§ **Required work**: Transcribe the material exactly. Images do not belong in the copy.

§ **Collected data**:
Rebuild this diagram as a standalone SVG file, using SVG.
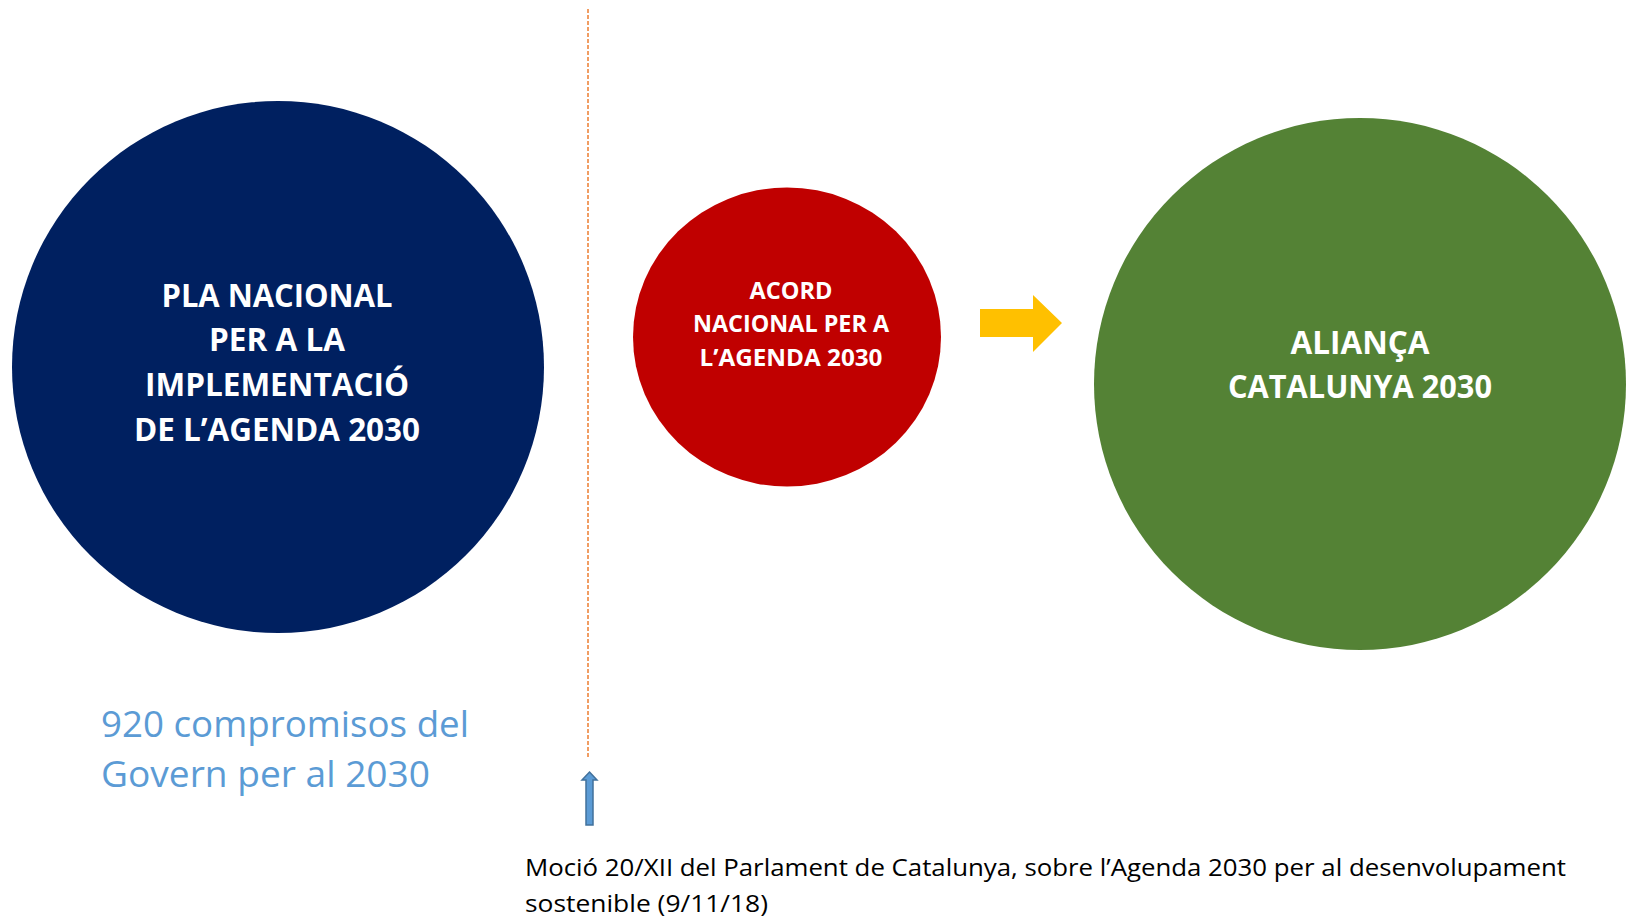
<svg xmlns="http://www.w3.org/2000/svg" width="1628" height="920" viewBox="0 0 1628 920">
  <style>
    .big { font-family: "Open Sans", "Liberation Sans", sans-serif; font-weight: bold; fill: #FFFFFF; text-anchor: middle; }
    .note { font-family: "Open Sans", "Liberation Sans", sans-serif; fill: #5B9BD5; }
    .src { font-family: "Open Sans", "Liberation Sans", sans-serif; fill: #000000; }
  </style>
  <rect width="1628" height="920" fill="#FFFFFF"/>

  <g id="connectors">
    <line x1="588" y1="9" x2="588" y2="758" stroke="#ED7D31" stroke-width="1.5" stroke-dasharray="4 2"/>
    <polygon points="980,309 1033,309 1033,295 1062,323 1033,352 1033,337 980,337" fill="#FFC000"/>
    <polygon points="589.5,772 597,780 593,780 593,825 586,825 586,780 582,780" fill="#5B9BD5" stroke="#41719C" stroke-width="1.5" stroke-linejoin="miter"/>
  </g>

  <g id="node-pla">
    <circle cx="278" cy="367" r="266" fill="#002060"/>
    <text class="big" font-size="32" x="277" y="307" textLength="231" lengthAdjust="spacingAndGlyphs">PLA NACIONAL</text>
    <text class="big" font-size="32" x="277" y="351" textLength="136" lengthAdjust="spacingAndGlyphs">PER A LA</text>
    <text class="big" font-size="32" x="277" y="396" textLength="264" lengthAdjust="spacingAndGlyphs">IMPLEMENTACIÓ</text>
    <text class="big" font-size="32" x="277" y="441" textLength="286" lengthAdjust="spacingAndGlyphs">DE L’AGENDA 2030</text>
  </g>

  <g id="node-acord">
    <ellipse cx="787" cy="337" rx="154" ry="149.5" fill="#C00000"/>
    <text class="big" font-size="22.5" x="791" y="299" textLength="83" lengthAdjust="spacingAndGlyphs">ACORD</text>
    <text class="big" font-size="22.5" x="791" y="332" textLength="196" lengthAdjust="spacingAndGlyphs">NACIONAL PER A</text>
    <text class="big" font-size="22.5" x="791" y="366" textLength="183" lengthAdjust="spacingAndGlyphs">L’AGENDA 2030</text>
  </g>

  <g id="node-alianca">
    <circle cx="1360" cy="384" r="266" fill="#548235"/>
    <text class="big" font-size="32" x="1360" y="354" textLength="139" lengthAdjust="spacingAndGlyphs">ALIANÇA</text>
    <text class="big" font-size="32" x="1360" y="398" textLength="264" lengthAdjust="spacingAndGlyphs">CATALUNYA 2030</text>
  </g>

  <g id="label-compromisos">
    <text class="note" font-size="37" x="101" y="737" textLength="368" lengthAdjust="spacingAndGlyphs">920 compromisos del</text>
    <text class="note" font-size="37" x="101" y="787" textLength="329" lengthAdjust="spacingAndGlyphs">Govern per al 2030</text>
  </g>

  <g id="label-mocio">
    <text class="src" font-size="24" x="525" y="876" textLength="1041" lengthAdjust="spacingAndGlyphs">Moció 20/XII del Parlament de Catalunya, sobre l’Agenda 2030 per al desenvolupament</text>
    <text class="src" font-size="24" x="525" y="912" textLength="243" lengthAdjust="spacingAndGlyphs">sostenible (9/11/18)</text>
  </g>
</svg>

§ **Answer below**:
Rebuild this diagram as a standalone SVG file, using SVG.
<svg xmlns="http://www.w3.org/2000/svg" width="1628" height="920" viewBox="0 0 1628 920">
  <style>
    .big { font-family: "Open Sans", "Liberation Sans", sans-serif; font-weight: bold; fill: #FFFFFF; text-anchor: middle; }
    .note { font-family: "Open Sans", "Liberation Sans", sans-serif; fill: #5B9BD5; }
    .src { font-family: "Open Sans", "Liberation Sans", sans-serif; fill: #000000; }
  </style>
  <rect width="1628" height="920" fill="#FFFFFF"/>

  <g id="connectors">
    <line x1="588" y1="9" x2="588" y2="758" stroke="#ED7D31" stroke-width="1.5" stroke-dasharray="4 2"/>
    <polygon points="980,309 1033,309 1033,295 1062,323 1033,352 1033,337 980,337" fill="#FFC000"/>
    <polygon points="589.5,772 597,780 593,780 593,825 586,825 586,780 582,780" fill="#5B9BD5" stroke="#41719C" stroke-width="1.5" stroke-linejoin="miter"/>
  </g>

  <g id="node-pla">
    <circle cx="278" cy="367" r="266" fill="#002060"/>
    <text class="big" font-size="32" x="277" y="307" textLength="231" lengthAdjust="spacingAndGlyphs">PLA NACIONAL</text>
    <text class="big" font-size="32" x="277" y="351" textLength="136" lengthAdjust="spacingAndGlyphs">PER A LA</text>
    <text class="big" font-size="32" x="277" y="396" textLength="264" lengthAdjust="spacingAndGlyphs">IMPLEMENTACIÓ</text>
    <text class="big" font-size="32" x="277" y="441" textLength="286" lengthAdjust="spacingAndGlyphs">DE L’AGENDA 2030</text>
  </g>

  <g id="node-acord">
    <ellipse cx="787" cy="337" rx="154" ry="149.5" fill="#C00000"/>
    <text class="big" font-size="22.5" x="791" y="299" textLength="83" lengthAdjust="spacingAndGlyphs">ACORD</text>
    <text class="big" font-size="22.5" x="791" y="332" textLength="196" lengthAdjust="spacingAndGlyphs">NACIONAL PER A</text>
    <text class="big" font-size="22.5" x="791" y="366" textLength="183" lengthAdjust="spacingAndGlyphs">L’AGENDA 2030</text>
  </g>

  <g id="node-alianca">
    <circle cx="1360" cy="384" r="266" fill="#548235"/>
    <text class="big" font-size="32" x="1360" y="354" textLength="139" lengthAdjust="spacingAndGlyphs">ALIANÇA</text>
    <text class="big" font-size="32" x="1360" y="398" textLength="264" lengthAdjust="spacingAndGlyphs">CATALUNYA 2030</text>
  </g>

  <g id="label-compromisos">
    <text class="note" font-size="37" x="101" y="737" textLength="368" lengthAdjust="spacingAndGlyphs">920 compromisos del</text>
    <text class="note" font-size="37" x="101" y="787" textLength="329" lengthAdjust="spacingAndGlyphs">Govern per al 2030</text>
  </g>

  <g id="label-mocio">
    <text class="src" font-size="24" x="525" y="876" textLength="1041" lengthAdjust="spacingAndGlyphs">Moció 20/XII del Parlament de Catalunya, sobre l’Agenda 2030 per al desenvolupament</text>
    <text class="src" font-size="24" x="525" y="912" textLength="243" lengthAdjust="spacingAndGlyphs">sostenible (9/11/18)</text>
  </g>
</svg>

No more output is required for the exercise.